The problem with this of course is that mainstream genre releases tend to be cynical, they tend to be formed out of what pitches well, what you can sell people on. It's hard to sell people on a movie about two people talking to each other and falling in love. You have to be like this....
" So there's this bitch right, and she's about to sleep with her 20th guy, and like oh my god, that would make her an S-L-U-T slut, so she totally goes through her all her old boyfriends to find the one, so she doesn't have to sleep with a 21st guy because then she'd be a Super Ho. Say What?"
And therein lies the rub. You can't approach a romantic comedy as if it were a thriller. A thriller can survive this cynical way of thinking because the point is to take you on a ride, and the characters are there to service that ride, but with a romantic comedy the characters are the ride and the movie just can't be put together on a high concept and a formula and not be excreble. It needs to be genuinely funny, and it needs to be genuinely romantic, and if you think about all the time that is wasted on explaining that premise, on setting that premise in motion and eventually dismantling that premise, well that's 30 minutes of screen-time you could have spent on getting to know these characters, instead of making them cheap, recognizable ciphers.
I actually didn't hate What's Your Number all that much. Sure, It's got the cynical poster serving premise, but it also has two likable leads and at least glimpses at an ability to be funny that navigate around the groan worthy moments. Of which there are admittedly quite a few. The film starts out pretty atrociously, with star Anna Faris over-acting pretty shamelessly and the whole thing coming across very manic and silly. I'd say once the growing pains are dispensed with, Faris and co-star Chris Evans work pretty well together, Evans has always been a slightly under-rated comedian, and I imagine the whole Captain America thing might make that disappear even more but he's a good fit for films like this.
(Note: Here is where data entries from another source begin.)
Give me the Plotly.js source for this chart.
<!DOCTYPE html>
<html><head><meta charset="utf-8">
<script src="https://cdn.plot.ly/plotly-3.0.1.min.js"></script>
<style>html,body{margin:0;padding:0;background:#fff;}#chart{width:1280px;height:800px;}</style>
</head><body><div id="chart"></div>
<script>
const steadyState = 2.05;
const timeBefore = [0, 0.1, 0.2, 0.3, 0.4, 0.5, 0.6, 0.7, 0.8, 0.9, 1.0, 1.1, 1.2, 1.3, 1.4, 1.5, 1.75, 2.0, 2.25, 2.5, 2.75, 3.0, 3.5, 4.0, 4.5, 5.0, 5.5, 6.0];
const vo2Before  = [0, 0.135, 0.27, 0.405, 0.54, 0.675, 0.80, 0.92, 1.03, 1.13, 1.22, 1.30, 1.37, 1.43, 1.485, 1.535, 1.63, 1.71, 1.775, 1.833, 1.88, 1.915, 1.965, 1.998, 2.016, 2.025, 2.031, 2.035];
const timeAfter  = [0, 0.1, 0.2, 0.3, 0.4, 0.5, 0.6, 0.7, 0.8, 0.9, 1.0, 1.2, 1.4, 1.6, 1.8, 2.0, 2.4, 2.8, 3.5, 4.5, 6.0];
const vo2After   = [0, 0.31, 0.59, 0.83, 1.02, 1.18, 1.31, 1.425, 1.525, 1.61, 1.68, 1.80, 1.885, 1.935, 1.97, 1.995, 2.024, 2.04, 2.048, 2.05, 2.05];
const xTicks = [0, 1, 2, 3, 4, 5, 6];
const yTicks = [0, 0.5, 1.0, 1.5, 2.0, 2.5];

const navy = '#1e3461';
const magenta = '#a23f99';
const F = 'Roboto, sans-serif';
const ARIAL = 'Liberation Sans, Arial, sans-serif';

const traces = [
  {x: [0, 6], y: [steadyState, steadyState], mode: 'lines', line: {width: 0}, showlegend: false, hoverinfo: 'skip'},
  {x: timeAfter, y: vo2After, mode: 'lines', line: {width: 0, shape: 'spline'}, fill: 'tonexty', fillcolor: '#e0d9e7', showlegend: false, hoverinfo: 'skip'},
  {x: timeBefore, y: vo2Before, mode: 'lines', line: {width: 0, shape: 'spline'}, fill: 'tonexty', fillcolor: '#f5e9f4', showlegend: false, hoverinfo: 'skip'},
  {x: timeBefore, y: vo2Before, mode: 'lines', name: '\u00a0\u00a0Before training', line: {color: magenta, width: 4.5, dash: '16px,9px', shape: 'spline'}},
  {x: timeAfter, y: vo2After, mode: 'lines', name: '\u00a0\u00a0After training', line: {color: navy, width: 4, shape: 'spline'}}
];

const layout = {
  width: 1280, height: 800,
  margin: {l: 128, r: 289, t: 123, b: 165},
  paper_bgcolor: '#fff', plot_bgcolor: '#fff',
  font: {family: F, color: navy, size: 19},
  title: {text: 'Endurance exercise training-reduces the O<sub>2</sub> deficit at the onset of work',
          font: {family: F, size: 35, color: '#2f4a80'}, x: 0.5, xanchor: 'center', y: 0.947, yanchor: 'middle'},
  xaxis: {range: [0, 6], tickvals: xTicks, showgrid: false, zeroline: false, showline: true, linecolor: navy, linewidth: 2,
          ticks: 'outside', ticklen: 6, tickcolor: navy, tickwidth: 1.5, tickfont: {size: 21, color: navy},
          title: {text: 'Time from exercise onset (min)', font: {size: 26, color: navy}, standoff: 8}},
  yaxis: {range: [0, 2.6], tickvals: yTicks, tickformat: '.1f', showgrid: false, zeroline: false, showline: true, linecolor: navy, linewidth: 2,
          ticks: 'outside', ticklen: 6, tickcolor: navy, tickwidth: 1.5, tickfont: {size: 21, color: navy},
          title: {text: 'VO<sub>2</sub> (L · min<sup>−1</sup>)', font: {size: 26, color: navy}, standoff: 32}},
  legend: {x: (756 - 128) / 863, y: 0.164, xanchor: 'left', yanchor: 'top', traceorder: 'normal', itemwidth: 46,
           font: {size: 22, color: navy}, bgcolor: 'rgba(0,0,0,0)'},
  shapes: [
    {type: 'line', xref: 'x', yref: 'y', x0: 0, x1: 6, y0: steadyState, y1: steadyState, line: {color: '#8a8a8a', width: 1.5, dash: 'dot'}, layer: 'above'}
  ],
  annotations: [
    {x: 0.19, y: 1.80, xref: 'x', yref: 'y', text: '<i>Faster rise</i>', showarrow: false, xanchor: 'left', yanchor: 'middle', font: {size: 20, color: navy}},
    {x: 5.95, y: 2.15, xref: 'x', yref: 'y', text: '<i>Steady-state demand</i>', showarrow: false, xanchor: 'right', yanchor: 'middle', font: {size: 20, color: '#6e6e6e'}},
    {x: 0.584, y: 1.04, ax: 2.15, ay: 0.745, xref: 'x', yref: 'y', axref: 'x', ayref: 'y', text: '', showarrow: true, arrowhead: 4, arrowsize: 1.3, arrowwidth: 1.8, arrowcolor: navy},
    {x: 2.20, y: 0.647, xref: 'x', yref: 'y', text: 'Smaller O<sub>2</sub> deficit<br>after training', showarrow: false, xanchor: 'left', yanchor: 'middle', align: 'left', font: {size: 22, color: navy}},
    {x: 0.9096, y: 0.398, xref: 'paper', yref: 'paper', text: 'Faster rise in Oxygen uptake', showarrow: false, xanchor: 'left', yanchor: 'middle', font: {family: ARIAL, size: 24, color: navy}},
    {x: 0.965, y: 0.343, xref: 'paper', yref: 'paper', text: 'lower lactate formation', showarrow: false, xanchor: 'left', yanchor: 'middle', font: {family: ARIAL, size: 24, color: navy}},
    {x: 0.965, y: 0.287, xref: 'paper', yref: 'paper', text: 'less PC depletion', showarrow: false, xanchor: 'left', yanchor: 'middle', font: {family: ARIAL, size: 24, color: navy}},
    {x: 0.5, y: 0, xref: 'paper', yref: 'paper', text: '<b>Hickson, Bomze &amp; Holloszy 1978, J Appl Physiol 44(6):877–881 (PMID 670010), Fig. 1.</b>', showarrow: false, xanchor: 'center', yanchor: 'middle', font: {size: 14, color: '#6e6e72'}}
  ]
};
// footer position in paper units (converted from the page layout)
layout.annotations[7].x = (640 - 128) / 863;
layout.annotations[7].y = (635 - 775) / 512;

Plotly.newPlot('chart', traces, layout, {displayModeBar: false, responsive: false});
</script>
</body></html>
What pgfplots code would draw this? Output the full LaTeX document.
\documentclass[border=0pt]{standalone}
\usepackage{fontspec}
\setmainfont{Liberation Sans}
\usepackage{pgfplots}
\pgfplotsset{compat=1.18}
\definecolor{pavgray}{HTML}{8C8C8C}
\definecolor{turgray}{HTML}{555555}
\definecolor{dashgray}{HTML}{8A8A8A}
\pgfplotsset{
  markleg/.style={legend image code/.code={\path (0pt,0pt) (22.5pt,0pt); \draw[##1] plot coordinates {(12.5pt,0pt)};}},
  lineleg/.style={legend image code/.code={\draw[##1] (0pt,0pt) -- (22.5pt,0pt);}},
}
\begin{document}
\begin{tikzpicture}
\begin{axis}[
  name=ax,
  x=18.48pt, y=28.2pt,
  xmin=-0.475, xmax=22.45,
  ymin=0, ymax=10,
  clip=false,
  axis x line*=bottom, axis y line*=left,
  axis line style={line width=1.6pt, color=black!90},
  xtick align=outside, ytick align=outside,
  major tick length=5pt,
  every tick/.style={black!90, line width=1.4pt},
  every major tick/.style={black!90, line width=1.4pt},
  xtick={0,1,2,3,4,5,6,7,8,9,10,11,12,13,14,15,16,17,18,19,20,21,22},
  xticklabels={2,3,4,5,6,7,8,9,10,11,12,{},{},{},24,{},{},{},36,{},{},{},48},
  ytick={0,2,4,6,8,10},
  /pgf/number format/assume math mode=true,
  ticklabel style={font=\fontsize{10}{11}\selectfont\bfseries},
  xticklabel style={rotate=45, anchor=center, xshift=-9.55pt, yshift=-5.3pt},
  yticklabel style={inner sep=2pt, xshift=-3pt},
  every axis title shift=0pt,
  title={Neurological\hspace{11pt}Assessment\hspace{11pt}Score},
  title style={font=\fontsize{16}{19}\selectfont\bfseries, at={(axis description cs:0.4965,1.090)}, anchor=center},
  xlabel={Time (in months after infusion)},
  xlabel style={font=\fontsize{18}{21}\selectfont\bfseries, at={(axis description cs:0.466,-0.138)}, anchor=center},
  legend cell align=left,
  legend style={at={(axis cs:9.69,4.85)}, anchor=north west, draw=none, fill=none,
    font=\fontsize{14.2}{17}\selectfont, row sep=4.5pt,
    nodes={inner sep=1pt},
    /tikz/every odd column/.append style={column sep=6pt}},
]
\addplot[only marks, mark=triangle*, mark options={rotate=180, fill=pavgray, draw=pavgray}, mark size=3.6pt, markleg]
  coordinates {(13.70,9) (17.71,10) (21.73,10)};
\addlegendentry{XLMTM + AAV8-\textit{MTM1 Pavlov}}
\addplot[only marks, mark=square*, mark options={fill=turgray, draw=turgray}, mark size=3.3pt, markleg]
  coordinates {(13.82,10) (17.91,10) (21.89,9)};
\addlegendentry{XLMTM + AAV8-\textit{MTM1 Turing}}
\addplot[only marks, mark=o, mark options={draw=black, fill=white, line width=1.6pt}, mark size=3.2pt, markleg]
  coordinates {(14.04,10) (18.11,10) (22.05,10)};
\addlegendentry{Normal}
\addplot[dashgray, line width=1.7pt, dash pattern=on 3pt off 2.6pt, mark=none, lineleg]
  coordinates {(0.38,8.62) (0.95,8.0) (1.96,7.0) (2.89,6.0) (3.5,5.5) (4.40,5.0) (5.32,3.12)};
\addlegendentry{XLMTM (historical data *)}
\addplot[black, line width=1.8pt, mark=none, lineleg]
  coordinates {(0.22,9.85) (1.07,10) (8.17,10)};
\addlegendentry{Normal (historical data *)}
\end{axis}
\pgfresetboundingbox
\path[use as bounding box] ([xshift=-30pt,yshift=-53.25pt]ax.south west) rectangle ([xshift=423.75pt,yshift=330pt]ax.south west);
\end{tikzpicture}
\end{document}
Ultimately though the end doesn't really live up to the middle and it goes the way every single one of these films has to go and you just tune out. It's not the worst romantic comedy you've seen in recent years but rather one of the better bad ones. It has the same fundamental problems as say Leap Year, but it is not quite as gloriously consumed by them as that movie was. Instead it is just good enough to not be memorable. There are some nice supporting turns by the likes of Joel McHale, Martin Freeman and Anthony Mackie, but yeah.